Monday, 14 December 2015
Poster Hall (Moscone South)
R Scott Anderson1, Peter J Fawcett2, Erik Thorson Brown3, Josef Peter Werne4, Gonzalo Jimenez-Moreno5, Jaime L Toney6 and Dylan Garcia2, (1)Northern Arizona University, Flagstaff, AZ, United States, (2)University of New Mexico Main Campus, Albuquerque, NM, United States, (3)Large Lakes Observatory, Duluth, MN, United States, (4)University of Pittsburgh Pittsburgh Campus, Department of Geology & Planetary Science, Pittsburgh, PA, United States, (5)University of Granada, Granada, Spain, (6)University of Glasgow, Glasgow, United Kingdom
Abstract:
Long continuous lake sediment cores provide enormous potential for interpreting climate change. In the American Southwest, long records are revolutionizing our understanding of megadroughts, which have occurred in the past and will most certainly occur in the future with rapidly changing climate.

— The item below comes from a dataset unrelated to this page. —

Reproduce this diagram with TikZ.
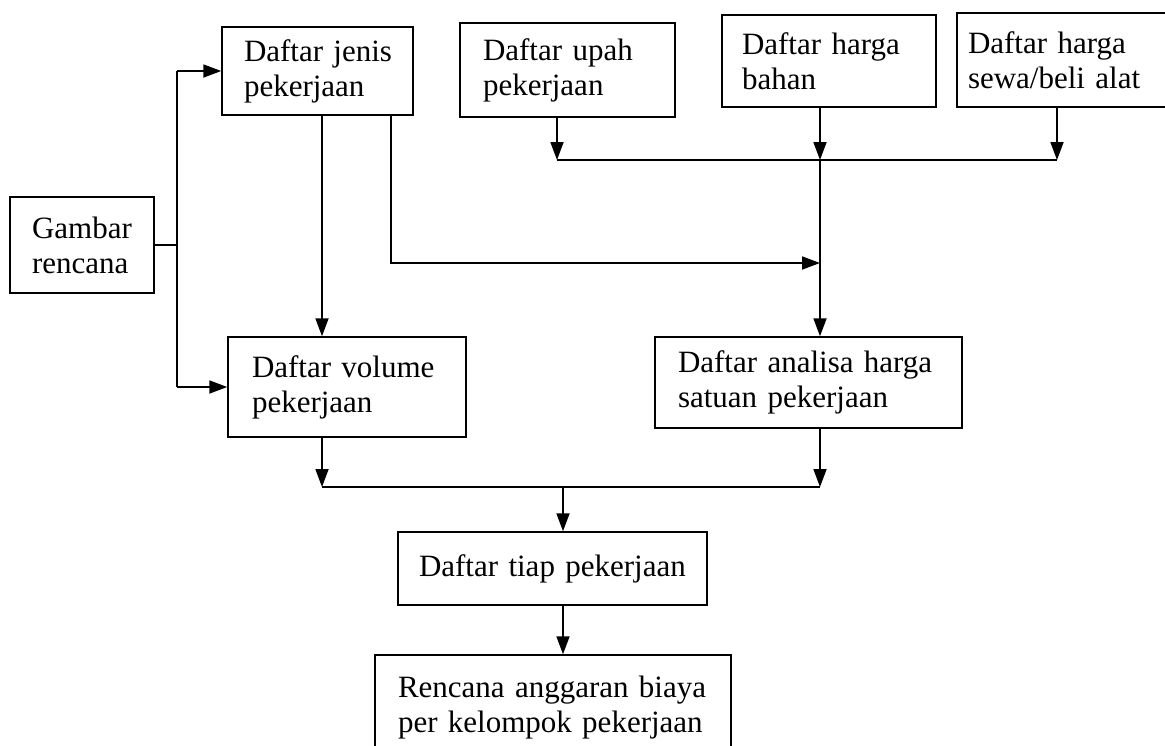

One site with the potential to study ancient megadroughts is Stoneman Lake, central Arizona, whose basin is a circular depression formed by a collapse in late Tertiary volcanics. The lake is spring fed, most recently alternating between a marsh and a lake, with water levels having fluctuated by > 3 meters over the last 25 years. Its small closed drainage basin (ca. 2.5 km2) with one small inflowing stream is key to the sensitivity of the record.

Two parallel lacustrine sediment cores (70 m and 30 m deep) were recovered in October of 2014. Our preliminary chronology includes 8 AMS dates in the upper 7 m and two distinct tephras at 30.8 m depth and 36.3 m depth. Radiocarbon dates show a 2.7-m-thick Holocene section, and then a low Pleistocene SAR with an age of 11,000 cal yr B.P. at ~2.8 m to an age of 46,500 cal yr B.P. at 4.2 m depth. We estimate that the 70-m deep hole will provide a climate record back to ~1.3 million years ago. Of particular interest are the interglacials that serve as good analogs for future climate including MIS 11 and MIS 19.

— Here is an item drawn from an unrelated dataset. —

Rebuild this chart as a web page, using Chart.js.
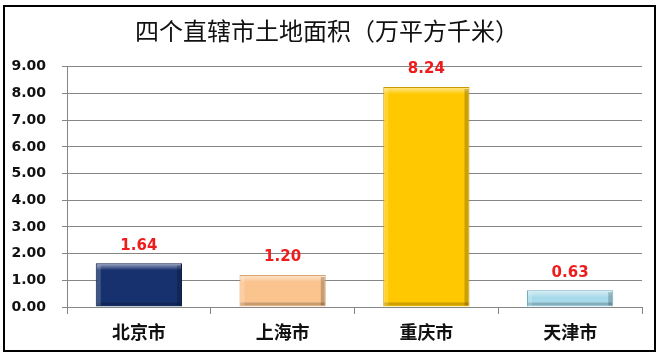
<!DOCTYPE html>
<html>
<head>
<meta charset="utf-8">
<script src="https://cdn.jsdelivr.net/npm/chart.js@4/dist/chart.umd.min.js"></script>
<style>
  html, body { margin: 0; padding: 0; background: #fff; }
  #box { width: 661px; height: 359px; }
</style>
</head>
<body>
<div id="box"><canvas id="grafico" width="661" height="359"></canvas></div>
<script>
// Dados do gráfico
var titulo = "四个直辖市土地面积（万平方千米）";
var cidades = ["北京市", "上海市", "重庆市", "天津市"];
var areaValues = [1.64, 1.20, 8.24, 0.63];
var yMax = 9;

// Cores das barras
var corBarra = ["#17306e", "#fbc48e", "#ffc800", "#a8dbea"];
var corBorda = ["#0c1d47", "#d8a26c", "#c89c00", "#74adbf"];

// Rótulos vermelhos acima das barras + efeito de relevo
var pluginBarras = {
	id: "pluginBarras",
	afterDatasetsDraw: function (chart) {
		var ctx = chart.ctx;
		var meta = chart.getDatasetMeta(0);
		meta.data.forEach(function (bar, i) {
			var left = bar.x - bar.width / 2;
			var right = bar.x + bar.width / 2;
			var top = bar.y;
			var h = bar.base - bar.y;
			ctx.save();
			// brilho no topo
			var g = ctx.createLinearGradient(0, top, 0, top + 7);
			g.addColorStop(0, "rgba(255,255,255,0.6)");
			g.addColorStop(1, "rgba(255,255,255,0)");
			ctx.fillStyle = g;
			ctx.fillRect(left + 1, top + 1, bar.width - 2, Math.min(7, h - 2));
			// sombra embaixo e nas laterais
			ctx.fillStyle = "rgba(0,0,0,0.2)";
			ctx.fillRect(left + 1, bar.base - 4, bar.width - 2, 3);
			ctx.fillRect(right - 5, top + 2, 4, h - 3);
			ctx.fillStyle = "rgba(255,255,255,0.18)";
			ctx.fillRect(left + 1, top + 2, 4, h - 3);
			ctx.restore();

			// valor
			ctx.save();
			ctx.font = "bold 15px 'DejaVu Sans'";
			ctx.fillStyle = "#ee1c1c";
			ctx.textAlign = "center";
			ctx.textBaseline = "bottom";
			ctx.fillText(areaValues[i].toFixed(2), bar.x, top - 10);
			ctx.restore();
		});
	},
	afterDraw: function (chart) {
		var ctx = chart.ctx;
		ctx.save();
		ctx.strokeStyle = "#000";
		ctx.lineWidth = 2;
		ctx.strokeRect(4, 6, 651, 345);
		ctx.restore();
	},
};

var config = {
	type: "bar",
	data: {
		labels: cidades,
		datasets: [
			{
				data: areaValues,
				backgroundColor: corBarra,
				borderColor: corBorda,
				borderWidth: 1,
				barPercentage: 0.6,
				categoryPercentage: 1,
			},
		],
	},
	options: {
		responsive: false,
		animation: false,
		layout: { padding: { left: 12, right: 19, top: 0, bottom: 0 } },
		plugins: {
			legend: { display: false },
			tooltip: { enabled: false },
			title: {
				display: true,
				text: titulo,
				color: "#111",
				font: { family: "'Noto Sans CJK SC'", size: 24, weight: "normal", lineHeight: 1.2 },
				padding: { top: 16, bottom: 22 },
			},
		},
		scales: {
			x: {
				grid: {
					drawOnChartArea: false,
					color: "#868686",
					tickLength: 7,
					offset: true,
				},
				border: { color: "#868686" },
				ticks: {
					color: "#111",
					font: { family: "'Noto Sans CJK SC'", size: 18, weight: "bold" },
					padding: 7,
				},
				afterFit: function (scale) {
					scale.height = 52;
				},
			},
			y: {
				min: 0,
				max: yMax,
				grid: { color: "#868686", tickLength: 5 },
				border: { color: "#868686" },
				ticks: {
					stepSize: 1,
					color: "#111",
					font: { family: "'DejaVu Sans'", size: 14, weight: "bold" },
					padding: 16,
					callback: function (v) {
						return Number(v).toFixed(2);
					},
				},
				afterFit: function (scale) {
					scale.width = 55;
				},
			},
		},
	},
	plugins: [pluginBarras],
};

var grafico = new Chart(document.getElementById("grafico"), config);
</script>
</body>
</html>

Initial core description includes MS, bulk density and high-resolution images. Holocene sediments are characterized by massive, dark organic rich silty clays with no distinct lamination. Sediments from the Last Glacial Maximum are well-laminated, light brown silty clays with few organics present. The distinctive laminations probably represent a very deep lake and therefore a wet cold climate, also verified by pollen data. There are several repeated intervals of laminated sediments deeper in the core that may represent older glacial maxima.

Future work will include detailed pollen, plant macrofossil and charcoal analysis, scanning XRF, TOC and carbon isotopic analyses as well as compound specific carbon and hydrogen work.